**Stated goal**
Reproduce the lines below exactly, from the one containing "Convert this chart to Plotly code." through the one containing "PW, PH = R - L, B - T", both included. Leave out any pictures.

(Charts and diagrams as code)
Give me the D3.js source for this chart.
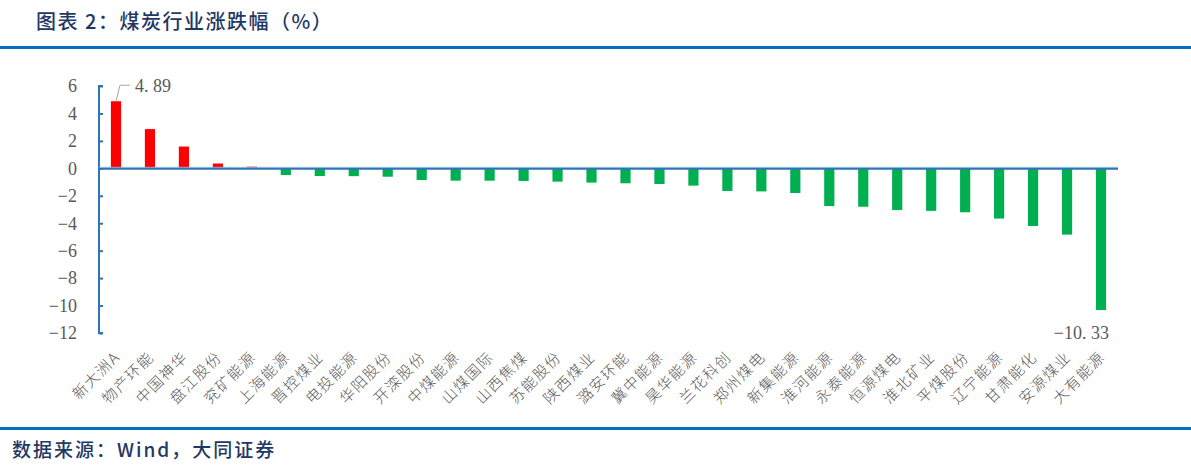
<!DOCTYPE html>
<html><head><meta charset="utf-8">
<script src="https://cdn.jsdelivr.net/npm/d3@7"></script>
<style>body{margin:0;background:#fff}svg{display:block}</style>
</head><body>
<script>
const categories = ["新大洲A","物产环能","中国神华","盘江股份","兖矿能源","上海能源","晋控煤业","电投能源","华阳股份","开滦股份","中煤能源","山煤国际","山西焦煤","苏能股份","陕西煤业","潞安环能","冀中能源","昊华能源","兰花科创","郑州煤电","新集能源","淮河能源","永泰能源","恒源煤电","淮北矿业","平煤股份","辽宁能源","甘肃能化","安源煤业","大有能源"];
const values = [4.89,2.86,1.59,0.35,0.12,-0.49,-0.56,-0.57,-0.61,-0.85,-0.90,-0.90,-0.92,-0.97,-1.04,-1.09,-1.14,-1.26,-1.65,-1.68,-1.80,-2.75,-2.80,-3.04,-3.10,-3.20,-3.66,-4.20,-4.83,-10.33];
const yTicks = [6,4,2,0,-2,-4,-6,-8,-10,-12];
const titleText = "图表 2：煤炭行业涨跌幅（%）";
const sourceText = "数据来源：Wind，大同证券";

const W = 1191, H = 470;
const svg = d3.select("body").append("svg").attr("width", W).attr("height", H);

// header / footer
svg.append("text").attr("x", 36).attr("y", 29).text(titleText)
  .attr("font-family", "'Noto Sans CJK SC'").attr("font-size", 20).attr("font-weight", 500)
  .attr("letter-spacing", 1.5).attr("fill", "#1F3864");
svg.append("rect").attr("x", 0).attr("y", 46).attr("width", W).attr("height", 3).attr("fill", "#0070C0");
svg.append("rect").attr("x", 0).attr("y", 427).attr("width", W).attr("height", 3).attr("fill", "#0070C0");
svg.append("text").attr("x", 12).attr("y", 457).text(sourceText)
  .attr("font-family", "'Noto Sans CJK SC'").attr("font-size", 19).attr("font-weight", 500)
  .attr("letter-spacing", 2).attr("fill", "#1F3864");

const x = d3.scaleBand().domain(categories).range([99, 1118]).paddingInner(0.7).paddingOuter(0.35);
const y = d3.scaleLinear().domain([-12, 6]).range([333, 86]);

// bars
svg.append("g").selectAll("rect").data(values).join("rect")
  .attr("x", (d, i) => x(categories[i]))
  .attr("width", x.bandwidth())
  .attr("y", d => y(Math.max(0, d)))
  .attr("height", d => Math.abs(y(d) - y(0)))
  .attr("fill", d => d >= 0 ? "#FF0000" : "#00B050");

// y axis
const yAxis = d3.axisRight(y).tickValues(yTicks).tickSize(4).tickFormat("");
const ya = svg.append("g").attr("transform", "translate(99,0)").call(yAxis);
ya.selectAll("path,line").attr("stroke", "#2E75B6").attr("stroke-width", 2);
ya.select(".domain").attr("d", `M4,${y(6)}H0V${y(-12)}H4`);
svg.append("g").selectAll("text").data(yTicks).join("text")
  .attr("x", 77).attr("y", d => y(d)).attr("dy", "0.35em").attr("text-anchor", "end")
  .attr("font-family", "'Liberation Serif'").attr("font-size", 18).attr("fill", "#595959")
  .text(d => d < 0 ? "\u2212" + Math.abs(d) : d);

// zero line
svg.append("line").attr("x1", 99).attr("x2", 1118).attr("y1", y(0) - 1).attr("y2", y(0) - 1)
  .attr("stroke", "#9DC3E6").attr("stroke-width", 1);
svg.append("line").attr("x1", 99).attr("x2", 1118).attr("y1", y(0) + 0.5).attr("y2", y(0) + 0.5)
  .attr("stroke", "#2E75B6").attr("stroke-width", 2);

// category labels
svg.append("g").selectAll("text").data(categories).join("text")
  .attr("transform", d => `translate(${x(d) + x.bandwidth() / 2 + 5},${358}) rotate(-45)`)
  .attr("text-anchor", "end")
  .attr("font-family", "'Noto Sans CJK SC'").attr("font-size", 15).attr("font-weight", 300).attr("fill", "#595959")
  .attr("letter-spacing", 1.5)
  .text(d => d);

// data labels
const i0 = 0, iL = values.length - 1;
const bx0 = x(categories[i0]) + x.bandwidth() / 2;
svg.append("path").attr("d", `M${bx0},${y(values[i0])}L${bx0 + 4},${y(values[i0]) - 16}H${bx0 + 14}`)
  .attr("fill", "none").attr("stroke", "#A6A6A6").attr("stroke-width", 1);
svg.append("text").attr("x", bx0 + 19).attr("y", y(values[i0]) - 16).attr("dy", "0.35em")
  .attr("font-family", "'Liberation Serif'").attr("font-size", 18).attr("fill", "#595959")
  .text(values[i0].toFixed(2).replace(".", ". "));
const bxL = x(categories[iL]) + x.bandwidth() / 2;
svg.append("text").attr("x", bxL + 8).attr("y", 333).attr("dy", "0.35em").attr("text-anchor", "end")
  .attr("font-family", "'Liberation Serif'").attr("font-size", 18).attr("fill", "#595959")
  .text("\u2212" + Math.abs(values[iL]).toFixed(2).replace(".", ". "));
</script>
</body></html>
...
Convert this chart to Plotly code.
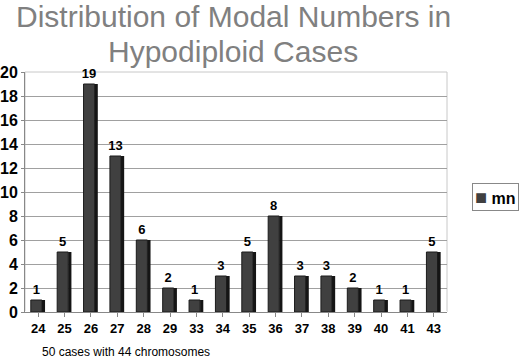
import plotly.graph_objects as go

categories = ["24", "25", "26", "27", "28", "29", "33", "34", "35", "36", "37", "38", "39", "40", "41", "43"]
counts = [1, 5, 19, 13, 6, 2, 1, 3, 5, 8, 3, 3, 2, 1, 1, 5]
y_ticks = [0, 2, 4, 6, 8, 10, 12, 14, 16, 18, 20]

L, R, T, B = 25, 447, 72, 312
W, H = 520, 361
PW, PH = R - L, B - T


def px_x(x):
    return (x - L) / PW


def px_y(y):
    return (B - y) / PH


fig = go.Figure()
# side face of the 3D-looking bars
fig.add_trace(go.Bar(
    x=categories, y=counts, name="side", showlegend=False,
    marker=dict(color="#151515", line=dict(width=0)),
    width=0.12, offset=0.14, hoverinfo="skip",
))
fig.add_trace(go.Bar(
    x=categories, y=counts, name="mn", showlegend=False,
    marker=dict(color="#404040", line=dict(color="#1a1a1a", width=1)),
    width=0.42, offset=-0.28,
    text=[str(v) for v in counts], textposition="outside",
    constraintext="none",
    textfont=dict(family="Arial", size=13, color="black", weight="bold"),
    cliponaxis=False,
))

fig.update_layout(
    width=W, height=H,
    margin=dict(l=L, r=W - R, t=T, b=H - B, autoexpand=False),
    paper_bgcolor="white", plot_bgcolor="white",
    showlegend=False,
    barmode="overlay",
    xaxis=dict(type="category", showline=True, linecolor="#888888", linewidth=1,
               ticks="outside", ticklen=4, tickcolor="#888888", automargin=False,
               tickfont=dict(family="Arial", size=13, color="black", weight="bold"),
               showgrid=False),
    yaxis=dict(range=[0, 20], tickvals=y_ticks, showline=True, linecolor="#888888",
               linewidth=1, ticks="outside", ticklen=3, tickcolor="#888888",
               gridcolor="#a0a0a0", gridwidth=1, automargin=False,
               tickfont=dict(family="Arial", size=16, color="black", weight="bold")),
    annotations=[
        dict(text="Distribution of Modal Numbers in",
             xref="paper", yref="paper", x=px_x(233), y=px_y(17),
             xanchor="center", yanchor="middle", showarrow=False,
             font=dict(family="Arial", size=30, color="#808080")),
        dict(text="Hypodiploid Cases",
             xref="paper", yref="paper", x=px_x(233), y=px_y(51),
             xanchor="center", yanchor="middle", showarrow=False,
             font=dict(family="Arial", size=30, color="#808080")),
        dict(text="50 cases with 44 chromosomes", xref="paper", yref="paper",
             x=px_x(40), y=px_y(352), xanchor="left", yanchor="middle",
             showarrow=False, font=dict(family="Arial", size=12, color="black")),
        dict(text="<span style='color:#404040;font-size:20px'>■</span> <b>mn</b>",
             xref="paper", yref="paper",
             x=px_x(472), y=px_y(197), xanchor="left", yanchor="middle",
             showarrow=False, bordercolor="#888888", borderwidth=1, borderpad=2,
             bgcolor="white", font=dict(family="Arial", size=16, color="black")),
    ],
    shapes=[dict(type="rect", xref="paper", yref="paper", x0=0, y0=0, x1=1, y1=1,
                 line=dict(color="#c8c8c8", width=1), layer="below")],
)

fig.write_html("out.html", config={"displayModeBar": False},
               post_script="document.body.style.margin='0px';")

**Task answer**
Convert this chart to Plotly code.
import plotly.graph_objects as go

categories = ["24", "25", "26", "27", "28", "29", "33", "34", "35", "36", "37", "38", "39", "40", "41", "43"]
counts = [1, 5, 19, 13, 6, 2, 1, 3, 5, 8, 3, 3, 2, 1, 1, 5]
y_ticks = [0, 2, 4, 6, 8, 10, 12, 14, 16, 18, 20]

L, R, T, B = 25, 447, 72, 312
W, H = 520, 361
PW, PH = R - L, B - T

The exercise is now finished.